## start DATA EXTRACT

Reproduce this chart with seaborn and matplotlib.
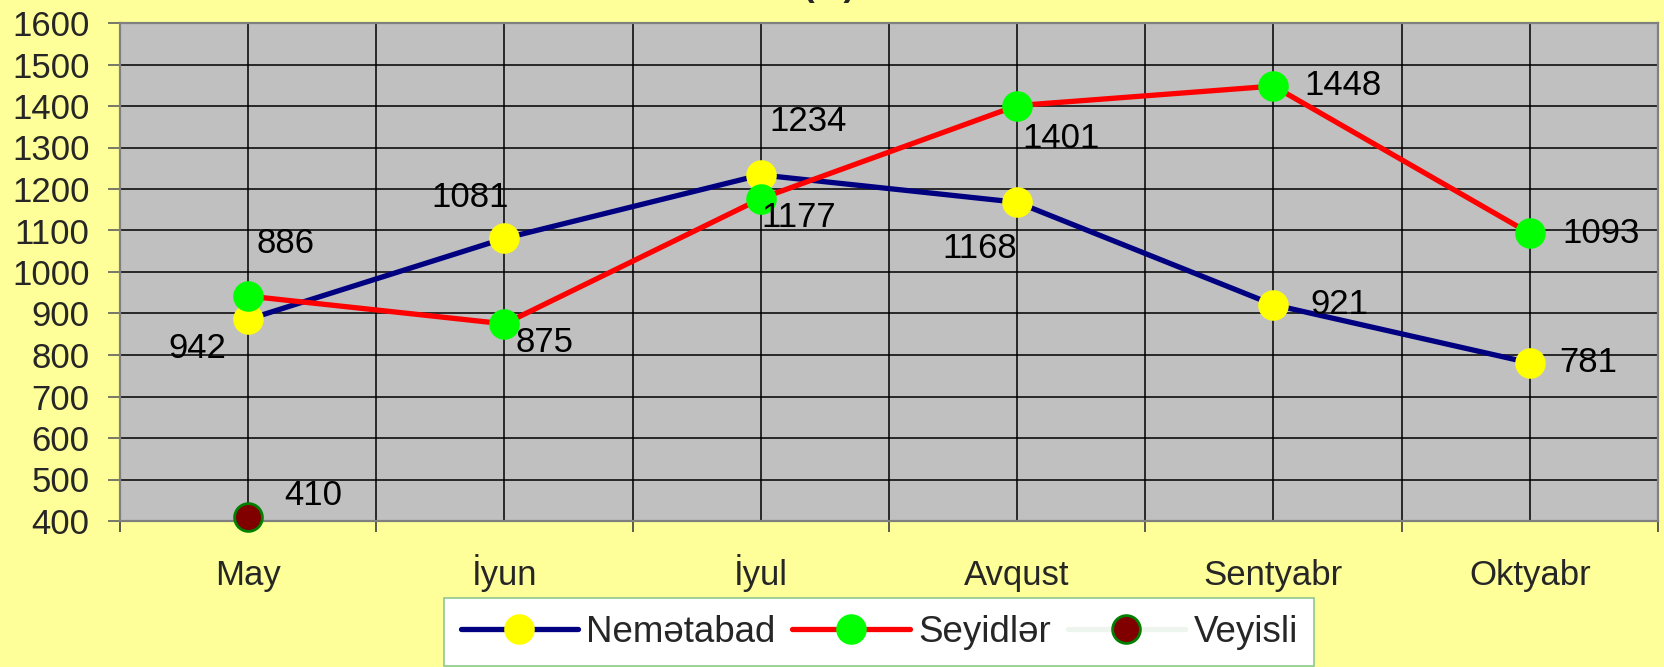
import numpy as np
import pandas as pd
import matplotlib.pyplot as plt
from matplotlib.ticker import FixedLocator
import seaborn as sns

# data
months = ['May', 'İyun', 'İyul', 'Avqust', 'Sentyabr', 'Oktyabr']
nematabad = [886, 1081, 1234, 1168, 921, 781]
seyidler = [942, 875, 1177, 1401, 1448, 1093]
veyisli = [410, np.nan, np.nan, np.nan, np.nan, np.nan]

# label offsets (pixels) for each value label
nem_offsets = [(37, 76), (-34, 41), (47, 53), (-37, -46), (66, 0), (58, 0)]
sey_offsets = [(-51, -52), (40, -19), (38, -19), (44, -33), (70, 1), (71, 0)]
vey_offsets = [(65, 21)]

sns.set_theme(style='white')
plt.rcParams['font.family'] = ['Liberation Sans', 'DejaVu Sans']
FS = 25

fig = plt.figure(figsize=(16.65, 6.67), dpi=100, facecolor='#FFFF99')
ax = fig.add_axes([120 / 1665, 1 - 521 / 667, 1538 / 1665, 498 / 667])
ax.set_facecolor('#C0C0C0')

df = pd.DataFrame({'month': months, 'Nemətabad': nematabad,
                   'Seyidlər': seyidler, 'Veyisli': veyisli})

series = [
    ('Nemətabad', '#000080', '#FFFF00', '#FFFF00'),
    ('Seyidlər', '#FF0000', '#00FF00', '#00FF00'),
    ('Veyisli', '#EEF4EE', '#800000', '#008000'),
]
for name, lc, mfc, mec in series:
    sns.lineplot(data=df, x='month', y=name, ax=ax, sort=False, label=name,
                 color=lc, linewidth=3.8, marker='o', markersize=20,
                 markerfacecolor=mfc, markeredgecolor=mec, markeredgewidth=2,
                 zorder=3, clip_on=False)

# value labels
for i, v in enumerate(nematabad):
    ax.annotate(str(v), (i, v), xytext=nem_offsets[i], textcoords='offset pixels',
                ha='center', va='center', fontsize=FS, color='black', zorder=4)
for i, v in enumerate(seyidler):
    ax.annotate(str(v), (i, v), xytext=sey_offsets[i], textcoords='offset pixels',
                ha='center', va='center', fontsize=FS, color='black', zorder=4)
ax.annotate(str(int(veyisli[0])), (0, veyisli[0]), xytext=vey_offsets[0],
            textcoords='offset pixels', ha='center', va='center', fontsize=FS,
            color='black', zorder=4)

ax.set_xlim(-0.5, len(months) - 0.5)
ax.set_ylim(400, 1600)
ax.set_yticks(range(400, 1601, 100))
ax.set_xticks(range(len(months)))
ax.set_xticklabels(months, va='baseline')
ax.xaxis.set_minor_locator(FixedLocator(np.arange(-0.5, len(months), 1.0)))
ax.set_xlabel('')
ax.set_ylabel('')

ax.grid(True, which='both', axis='x', color='black', linewidth=1.1)
ax.grid(True, which='major', axis='y', color='black', linewidth=1.1)
ax.set_axisbelow(True)

ax.tick_params(axis='y', which='major', left=True, length=9, width=1.2,
               color='#606060', pad=13, labelsize=FS)
ax.tick_params(axis='x', which='major', bottom=False, length=0, pad=46,
               labelsize=FS)
ax.tick_params(axis='x', which='minor', bottom=True, length=8, width=1.2,
               color='#404040')

for sp in ax.spines.values():
    sp.set_visible(True)
    sp.set_color('#808080')
    sp.set_linewidth(1.6)

ax.get_legend().remove()
handles, labels = ax.get_legend_handles_labels()
leg = fig.legend(handles, labels, loc='upper left',
                 bbox_to_anchor=(444 / 1665, 1 - 598 / 667), ncol=3,
                 fontsize=26.5, frameon=True, fancybox=False,
                 handlelength=3.2, handletextpad=0.22, columnspacing=0.45,
                 borderpad=0.45, borderaxespad=0)
leg.get_frame().set_facecolor('white')
leg.get_frame().set_edgecolor('#8FC88F')
leg.get_frame().set_linewidth(1.2)
leg.get_frame().set_alpha(1)

# title is cut off by the top edge in the reference
fig.text(0.498, 1 + 4 / 667, '(   )', ha='center', va='baseline',
         fontsize=FS, fontweight='bold')

fig.savefig('out.png', dpi=100, facecolor=fig.get_facecolor())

## end DATA EXTRACT

Repeat the data above exactly, but not the pictures.

Reproduce this chart with seaborn and matplotlib.
import numpy as np
import pandas as pd
import matplotlib.pyplot as plt
from matplotlib.ticker import FixedLocator
import seaborn as sns

# data
months = ['May', 'İyun', 'İyul', 'Avqust', 'Sentyabr', 'Oktyabr']
nematabad = [886, 1081, 1234, 1168, 921, 781]
seyidler = [942, 875, 1177, 1401, 1448, 1093]
veyisli = [410, np.nan, np.nan, np.nan, np.nan, np.nan]

# label offsets (pixels) for each value label
nem_offsets = [(37, 76), (-34, 41), (47, 53), (-37, -46), (66, 0), (58, 0)]
sey_offsets = [(-51, -52), (40, -19), (38, -19), (44, -33), (70, 1), (71, 0)]
vey_offsets = [(65, 21)]

sns.set_theme(style='white')
plt.rcParams['font.family'] = ['Liberation Sans', 'DejaVu Sans']
FS = 25

fig = plt.figure(figsize=(16.65, 6.67), dpi=100, facecolor='#FFFF99')
ax = fig.add_axes([120 / 1665, 1 - 521 / 667, 1538 / 1665, 498 / 667])
ax.set_facecolor('#C0C0C0')

df = pd.DataFrame({'month': months, 'Nemətabad': nematabad,
                   'Seyidlər': seyidler, 'Veyisli': veyisli})

series = [
    ('Nemətabad', '#000080', '#FFFF00', '#FFFF00'),
    ('Seyidlər', '#FF0000', '#00FF00', '#00FF00'),
    ('Veyisli', '#EEF4EE', '#800000', '#008000'),
]
for name, lc, mfc, mec in series:
    sns.lineplot(data=df, x='month', y=name, ax=ax, sort=False, label=name,
                 color=lc, linewidth=3.8, marker='o', markersize=20,
                 markerfacecolor=mfc, markeredgecolor=mec, markeredgewidth=2,
                 zorder=3, clip_on=False)

# value labels
for i, v in enumerate(nematabad):
    ax.annotate(str(v), (i, v), xytext=nem_offsets[i], textcoords='offset pixels',
                ha='center', va='center', fontsize=FS, color='black', zorder=4)
for i, v in enumerate(seyidler):
    ax.annotate(str(v), (i, v), xytext=sey_offsets[i], textcoords='offset pixels',
                ha='center', va='center', fontsize=FS, color='black', zorder=4)
ax.annotate(str(int(veyisli[0])), (0, veyisli[0]), xytext=vey_offsets[0],
            textcoords='offset pixels', ha='center', va='center', fontsize=FS,
            color='black', zorder=4)

ax.set_xlim(-0.5, len(months) - 0.5)
ax.set_ylim(400, 1600)
ax.set_yticks(range(400, 1601, 100))
ax.set_xticks(range(len(months)))
ax.set_xticklabels(months, va='baseline')
ax.xaxis.set_minor_locator(FixedLocator(np.arange(-0.5, len(months), 1.0)))
ax.set_xlabel('')
ax.set_ylabel('')

ax.grid(True, which='both', axis='x', color='black', linewidth=1.1)
ax.grid(True, which='major', axis='y', color='black', linewidth=1.1)
ax.set_axisbelow(True)

ax.tick_params(axis='y', which='major', left=True, length=9, width=1.2,
               color='#606060', pad=13, labelsize=FS)
ax.tick_params(axis='x', which='major', bottom=False, length=0, pad=46,
               labelsize=FS)
ax.tick_params(axis='x', which='minor', bottom=True, length=8, width=1.2,
               color='#404040')

for sp in ax.spines.values():
    sp.set_visible(True)
    sp.set_color('#808080')
    sp.set_linewidth(1.6)

ax.get_legend().remove()
handles, labels = ax.get_legend_handles_labels()
leg = fig.legend(handles, labels, loc='upper left',
                 bbox_to_anchor=(444 / 1665, 1 - 598 / 667), ncol=3,
                 fontsize=26.5, frameon=True, fancybox=False,
                 handlelength=3.2, handletextpad=0.22, columnspacing=0.45,
                 borderpad=0.45, borderaxespad=0)
leg.get_frame().set_facecolor('white')
leg.get_frame().set_edgecolor('#8FC88F')
leg.get_frame().set_linewidth(1.2)
leg.get_frame().set_alpha(1)

# title is cut off by the top edge in the reference
fig.text(0.498, 1 + 4 / 667, '(   )', ha='center', va='baseline',
         fontsize=FS, fontweight='bold')

fig.savefig('out.png', dpi=100, facecolor=fig.get_facecolor())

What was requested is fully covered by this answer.